7 Apr 2015 - 5:20 PM  UPDATED 13 Apr 2015 - 5:58 PM

The 42 year old announced ahead of last month's USA Pro Cycling Challenge that it would be his last race, however he has decided that he has one last challenge to tackle, the hour record.

"It's a huge challenge for me, both physical and mental," said Voigt.

"This is a huge project and probably it's going to come as a surprise for many people. Everybody knows that Fabian (Cancellara) was working on it together with Trek, so when he decided to re-assess his plans because of the rule change (to allow pursuit-style bikes) it sparked my interest.

"We have been doing some discrete tests in the velodrome in Roubaix prior to the Dauphine and we believe that I have a fair chance."

Voigt's attempt will come on 18 September at the Velodrome Suisse in Grenchen. And there's a strong possibility the race will be live streamed on the web, though details are yet to be finalised.

Czech Ondrej Sosenka, who had a nondescript cycling career and was twice banned for doping violations, currently holds the record.

He set a distance of 49.7km in Moscow in 2005.

In 2001 he was excluded from the Peace Race after failing a hemetocrit test while his career ended in 2008 after he tested positive for the banned stimulant methamphetamine during the Czech national time trial championships.

Other than breaking the world hour record, his best results were the modest accomplishments of winning the 2002 Peace Race and 2006 Czech national time trial championships.

Prior to Sosenka, the record was held by British Olympic champion Chris Boardman with 49.441km.

Those records, though, were on bicycles that had to closely resemble the one used by Belgian great Eddy Merckx for his record in 1972.

But now the UCI is allowing records using current track cycling pursuit bikes.
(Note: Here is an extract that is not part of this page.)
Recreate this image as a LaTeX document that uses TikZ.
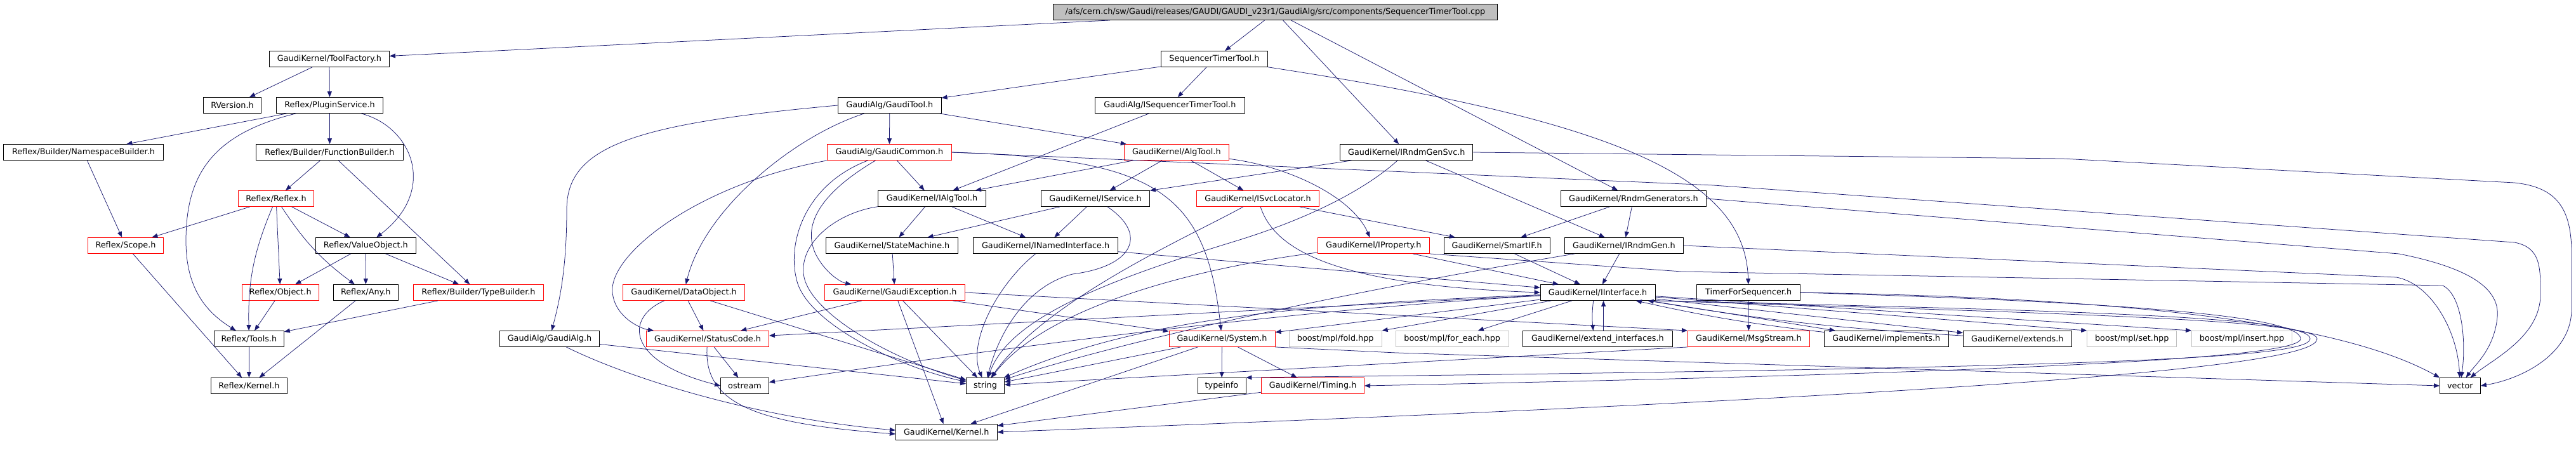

"I'm delighted that one of the most popular riders of the modern era, Jens Voigt, is going to make an attempt on this, the most iconic of all the UCI's records," said UCI president Brian Cookson.

"It is exactly what we hoped would happen when we changed the rules earlier this year to allow the use of modern track bike design and technology.

"And, like Jens, I too am hoping that this will be the beginning of a new wave of interest in 'The Magic Hour', as it was known in a previous golden era of our sport."